California launches international methane-reduction initiative during Climate Week
For immediate release
NEW YORK – Today, California announced the launch of a new climate initiative that will recruit subnational governments worldwide to commit to mitigating and reducing methane, with founding signatories from Mexico, South Africa, Brazil, Nigeria, and India.
The new Subnational Methane Action Initiative was launched by Gov. Gavin Newsom at Climate Week in New York City. Seven jurisdictions from across the globe have signed on so far.
“The climate crisis knows no borders. We’re partnering with governments around the world to tackle methane emissions, a dangerous pollutant that has 80 times the warming power of carbon dioxide,” said Gov. Newsom. “By working together on strategies informed by science, like deploying methane detection satellites, we can help address this global threat.”
California set a goal to reduce 40% of its methane emissions by 2030 compared to 2013 levels, and is leading the country with innovative solutions, including $100 million in funding to support a constellation of satellites that can monitor for large methane plumes. The California Air Resources Board (CARB), California Environmental Protection Agency and California Natural Resources Agency are collaboratively leading these efforts.
Tackling methane emissions is key; while the impacts of other emissions reductions may not be felt until later, it only takes a decade for methane to break down. That means methane reductions can reduce the effects of climate change in the short term, and are critical for putting the world on a path to limiting warming by 1.5°C, the amount that scientists estimate would avoid the worst impacts of climate change.
“In California, we know that jurisdictions have an opportunity to lead climate action, and reducing harmful emissions, such as those from methane, is work that all levels of government can play a role in,” said CARB Chair Liane Randolph. “Through this partnership, we are making it clear that progress on big issues–like air quality and climate change–is only possible if we take committed action collectively to leave a healthier planet for future generations.”

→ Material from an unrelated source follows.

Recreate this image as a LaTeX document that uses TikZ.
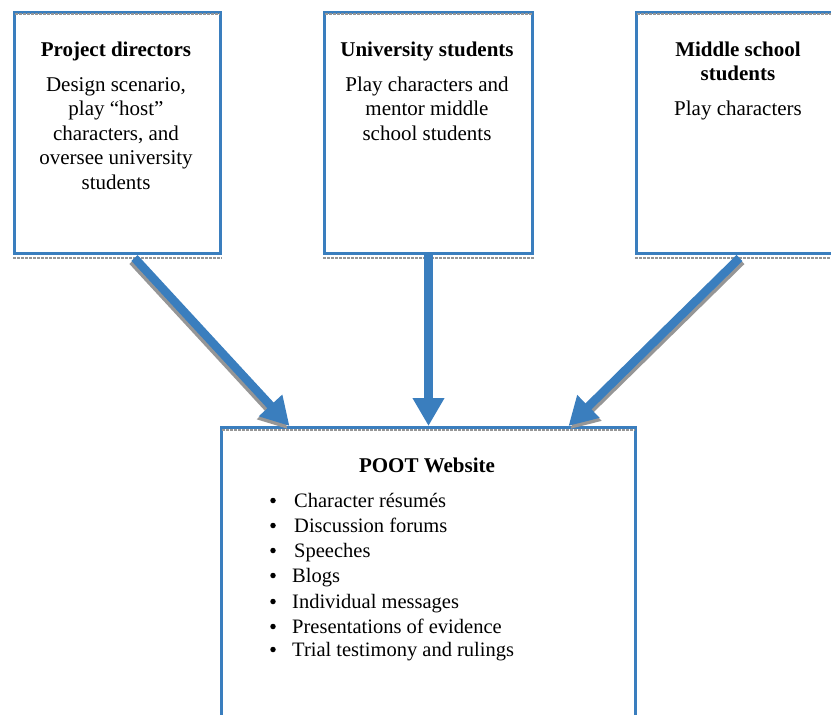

“This partnership recognizes the critical regulatory role subnational governments play in meeting our most ambitious global climate goals,” said Yana Garcia, California Secretary for Environmental Protection. “No government can go it alone. As we work to mitigate climate change’s most harmful impacts, it is essential that we move urgently to slash methane emissions from all sectors, including energy, agriculture, and waste.”
“We’re tackling the root causes of climate change head-on, and confronting methane emissions is one more critical step towards real impact,” said California Natural Resources Secretary Wade Crowfoot. “Turning the page on more than a century of environmental harm requires global solutions, bold ideas and coming together to get there. The actions and agreements from this week point us all in a single, significant direction.”
Founding signatories from Mexico and South Africa attended the launch event. Participants in this effort include:
- California (USA)
- Queretaro (Mexico)
- Gauteng (South Africa)
- Espirito Santo (Brazil)
- Cross River State (Nigeria)
- Yucatan (Mexico)
- Delhi (India)
Other partners in the effort include the Climate Group, which convenes subnational governments for climate action through the Under2 Coalition, and the UC Berkeley Center for Law, Energy, and Environment, which will work with state agencies and Initiative members to create action plans, track progress, organize regular peer-to-peer learning opportunities, and share best practices.
Methane accounts for almost 30% of current global warming and is 80 times more potent than carbon dioxide over a 20-year period, making it a critical target in efforts to curb the impacts of climate change. Research shows that lowering methane emissions can prevent up to 0.3°C of warming by 2050.
While over 150 countries have agreed to collectively reduce global methane emissions by at least 30% below 2020 levels by 2030 through the Global Methane Pledge of 2021, meeting this target will require significant efforts from subnational jurisdictions. As the primary regulators of emissions from agriculture, energy and landfills, these levels of government are particularly suited to reducing methane emissions.